Work to be completed:
Copy verbatim the material from its first line to the line that holds "font=dict(family=family, size=size, color=color)))", including that line.

Listed records:
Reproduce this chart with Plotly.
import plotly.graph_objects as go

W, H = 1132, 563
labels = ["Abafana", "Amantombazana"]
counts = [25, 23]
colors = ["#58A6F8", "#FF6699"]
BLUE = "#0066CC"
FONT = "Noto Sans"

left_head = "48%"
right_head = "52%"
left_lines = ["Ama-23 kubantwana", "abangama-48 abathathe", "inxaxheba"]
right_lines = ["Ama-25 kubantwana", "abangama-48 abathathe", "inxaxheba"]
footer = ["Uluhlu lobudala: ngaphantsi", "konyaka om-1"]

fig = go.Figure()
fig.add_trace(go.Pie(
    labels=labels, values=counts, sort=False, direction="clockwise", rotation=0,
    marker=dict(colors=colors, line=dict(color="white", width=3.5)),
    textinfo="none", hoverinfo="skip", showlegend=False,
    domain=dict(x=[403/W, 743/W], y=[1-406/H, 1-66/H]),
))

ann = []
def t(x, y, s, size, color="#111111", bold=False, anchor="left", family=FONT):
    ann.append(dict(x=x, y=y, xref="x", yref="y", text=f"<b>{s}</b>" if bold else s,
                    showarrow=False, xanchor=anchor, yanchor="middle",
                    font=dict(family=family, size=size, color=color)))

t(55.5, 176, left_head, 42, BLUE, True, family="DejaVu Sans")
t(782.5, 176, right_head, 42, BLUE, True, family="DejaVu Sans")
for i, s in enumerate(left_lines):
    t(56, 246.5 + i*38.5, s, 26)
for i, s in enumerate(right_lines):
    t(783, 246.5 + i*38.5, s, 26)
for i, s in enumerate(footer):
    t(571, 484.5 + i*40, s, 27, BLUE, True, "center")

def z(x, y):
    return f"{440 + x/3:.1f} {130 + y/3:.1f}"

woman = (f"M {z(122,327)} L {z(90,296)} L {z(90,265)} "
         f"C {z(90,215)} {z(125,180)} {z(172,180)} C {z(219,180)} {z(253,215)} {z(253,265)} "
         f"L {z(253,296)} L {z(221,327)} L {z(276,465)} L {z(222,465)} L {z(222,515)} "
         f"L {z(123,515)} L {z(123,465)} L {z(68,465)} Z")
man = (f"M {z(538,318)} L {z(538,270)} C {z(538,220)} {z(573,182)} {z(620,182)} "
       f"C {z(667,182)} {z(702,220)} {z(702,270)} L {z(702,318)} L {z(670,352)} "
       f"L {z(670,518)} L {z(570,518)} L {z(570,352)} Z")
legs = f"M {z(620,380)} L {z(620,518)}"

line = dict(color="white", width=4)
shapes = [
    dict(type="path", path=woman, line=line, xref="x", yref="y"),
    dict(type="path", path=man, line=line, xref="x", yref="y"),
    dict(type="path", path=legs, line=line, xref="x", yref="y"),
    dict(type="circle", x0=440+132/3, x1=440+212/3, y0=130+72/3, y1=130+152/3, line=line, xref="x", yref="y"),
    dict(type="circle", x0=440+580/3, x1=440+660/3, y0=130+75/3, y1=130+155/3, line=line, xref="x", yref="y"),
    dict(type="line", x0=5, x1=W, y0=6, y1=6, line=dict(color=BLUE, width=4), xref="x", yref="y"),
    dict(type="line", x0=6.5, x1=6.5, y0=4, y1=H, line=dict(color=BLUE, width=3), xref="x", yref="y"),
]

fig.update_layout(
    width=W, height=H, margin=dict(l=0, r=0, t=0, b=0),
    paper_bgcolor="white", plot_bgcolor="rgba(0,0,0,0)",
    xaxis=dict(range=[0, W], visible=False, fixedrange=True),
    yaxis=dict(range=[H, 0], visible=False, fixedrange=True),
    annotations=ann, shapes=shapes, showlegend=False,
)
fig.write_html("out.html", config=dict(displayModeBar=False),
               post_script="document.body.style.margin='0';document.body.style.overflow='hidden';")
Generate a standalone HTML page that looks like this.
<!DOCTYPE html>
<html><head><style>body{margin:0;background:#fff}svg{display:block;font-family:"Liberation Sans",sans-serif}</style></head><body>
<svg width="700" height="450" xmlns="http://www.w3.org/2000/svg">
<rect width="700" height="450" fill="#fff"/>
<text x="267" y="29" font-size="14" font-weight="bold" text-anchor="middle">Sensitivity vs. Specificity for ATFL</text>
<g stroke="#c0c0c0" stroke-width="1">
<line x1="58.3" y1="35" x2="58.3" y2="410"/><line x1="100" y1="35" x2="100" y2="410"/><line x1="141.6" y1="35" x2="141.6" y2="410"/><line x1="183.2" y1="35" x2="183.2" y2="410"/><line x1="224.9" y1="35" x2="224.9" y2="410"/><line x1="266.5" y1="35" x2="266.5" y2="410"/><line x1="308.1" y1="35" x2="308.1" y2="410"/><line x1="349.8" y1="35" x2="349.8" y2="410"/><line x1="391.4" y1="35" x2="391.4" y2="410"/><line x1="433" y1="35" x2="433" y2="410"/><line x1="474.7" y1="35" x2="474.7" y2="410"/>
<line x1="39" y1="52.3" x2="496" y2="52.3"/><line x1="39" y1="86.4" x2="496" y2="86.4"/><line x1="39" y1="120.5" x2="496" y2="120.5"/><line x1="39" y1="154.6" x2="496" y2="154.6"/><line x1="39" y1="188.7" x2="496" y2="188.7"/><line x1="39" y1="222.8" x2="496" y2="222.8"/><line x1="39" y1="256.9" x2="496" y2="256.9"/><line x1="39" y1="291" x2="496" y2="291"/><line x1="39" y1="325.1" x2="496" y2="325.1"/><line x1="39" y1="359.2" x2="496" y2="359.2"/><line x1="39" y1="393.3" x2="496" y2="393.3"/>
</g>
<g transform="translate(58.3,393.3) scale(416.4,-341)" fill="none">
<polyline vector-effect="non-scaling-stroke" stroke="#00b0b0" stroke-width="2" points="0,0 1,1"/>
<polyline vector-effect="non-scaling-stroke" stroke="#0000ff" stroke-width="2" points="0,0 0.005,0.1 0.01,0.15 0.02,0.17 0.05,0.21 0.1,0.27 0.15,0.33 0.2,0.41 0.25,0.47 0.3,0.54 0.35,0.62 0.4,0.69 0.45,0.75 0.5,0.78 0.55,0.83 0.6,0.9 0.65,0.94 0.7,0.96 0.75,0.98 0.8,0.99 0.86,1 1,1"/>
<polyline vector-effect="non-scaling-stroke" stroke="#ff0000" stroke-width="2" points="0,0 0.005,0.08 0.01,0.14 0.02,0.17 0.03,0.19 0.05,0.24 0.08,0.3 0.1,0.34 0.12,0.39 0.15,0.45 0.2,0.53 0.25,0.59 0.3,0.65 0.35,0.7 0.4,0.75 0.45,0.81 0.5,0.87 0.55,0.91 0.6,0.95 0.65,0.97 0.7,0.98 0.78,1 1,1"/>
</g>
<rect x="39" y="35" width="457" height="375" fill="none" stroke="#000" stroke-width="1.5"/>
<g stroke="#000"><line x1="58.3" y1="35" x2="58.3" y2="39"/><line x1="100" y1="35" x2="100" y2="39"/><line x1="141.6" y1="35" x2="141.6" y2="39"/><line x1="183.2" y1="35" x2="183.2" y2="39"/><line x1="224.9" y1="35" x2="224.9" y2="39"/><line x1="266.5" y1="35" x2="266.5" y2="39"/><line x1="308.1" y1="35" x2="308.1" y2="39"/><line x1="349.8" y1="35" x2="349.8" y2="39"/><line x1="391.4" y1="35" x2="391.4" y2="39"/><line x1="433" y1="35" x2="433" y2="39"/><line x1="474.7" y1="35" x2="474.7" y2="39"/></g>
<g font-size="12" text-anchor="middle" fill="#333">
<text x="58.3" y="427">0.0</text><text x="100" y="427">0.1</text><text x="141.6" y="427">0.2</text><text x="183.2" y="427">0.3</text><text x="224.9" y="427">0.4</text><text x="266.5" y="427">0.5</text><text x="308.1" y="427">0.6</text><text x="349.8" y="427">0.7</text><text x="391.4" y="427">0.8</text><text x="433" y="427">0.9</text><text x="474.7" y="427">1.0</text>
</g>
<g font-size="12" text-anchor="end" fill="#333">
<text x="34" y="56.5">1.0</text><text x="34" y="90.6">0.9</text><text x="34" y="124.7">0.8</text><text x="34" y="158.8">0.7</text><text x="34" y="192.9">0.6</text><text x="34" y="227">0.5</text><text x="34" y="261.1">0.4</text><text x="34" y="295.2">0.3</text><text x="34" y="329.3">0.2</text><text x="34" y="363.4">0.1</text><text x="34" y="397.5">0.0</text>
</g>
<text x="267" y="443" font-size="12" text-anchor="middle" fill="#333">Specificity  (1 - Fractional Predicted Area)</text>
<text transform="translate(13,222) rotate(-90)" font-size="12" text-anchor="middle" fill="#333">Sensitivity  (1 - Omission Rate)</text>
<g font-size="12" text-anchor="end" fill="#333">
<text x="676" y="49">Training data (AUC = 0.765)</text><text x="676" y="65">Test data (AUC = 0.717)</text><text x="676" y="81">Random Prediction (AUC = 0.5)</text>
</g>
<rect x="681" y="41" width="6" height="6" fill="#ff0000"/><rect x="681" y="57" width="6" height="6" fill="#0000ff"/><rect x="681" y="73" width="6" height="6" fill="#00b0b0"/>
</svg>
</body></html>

Answer for this exercise:
Reproduce this chart with Plotly.
import plotly.graph_objects as go

W, H = 1132, 563
labels = ["Abafana", "Amantombazana"]
counts = [25, 23]
colors = ["#58A6F8", "#FF6699"]
BLUE = "#0066CC"
FONT = "Noto Sans"

left_head = "48%"
right_head = "52%"
left_lines = ["Ama-23 kubantwana", "abangama-48 abathathe", "inxaxheba"]
right_lines = ["Ama-25 kubantwana", "abangama-48 abathathe", "inxaxheba"]
footer = ["Uluhlu lobudala: ngaphantsi", "konyaka om-1"]

fig = go.Figure()
fig.add_trace(go.Pie(
    labels=labels, values=counts, sort=False, direction="clockwise", rotation=0,
    marker=dict(colors=colors, line=dict(color="white", width=3.5)),
    textinfo="none", hoverinfo="skip", showlegend=False,
    domain=dict(x=[403/W, 743/W], y=[1-406/H, 1-66/H]),
))

ann = []
def t(x, y, s, size, color="#111111", bold=False, anchor="left", family=FONT):
    ann.append(dict(x=x, y=y, xref="x", yref="y", text=f"<b>{s}</b>" if bold else s,
                    showarrow=False, xanchor=anchor, yanchor="middle",
                    font=dict(family=family, size=size, color=color)))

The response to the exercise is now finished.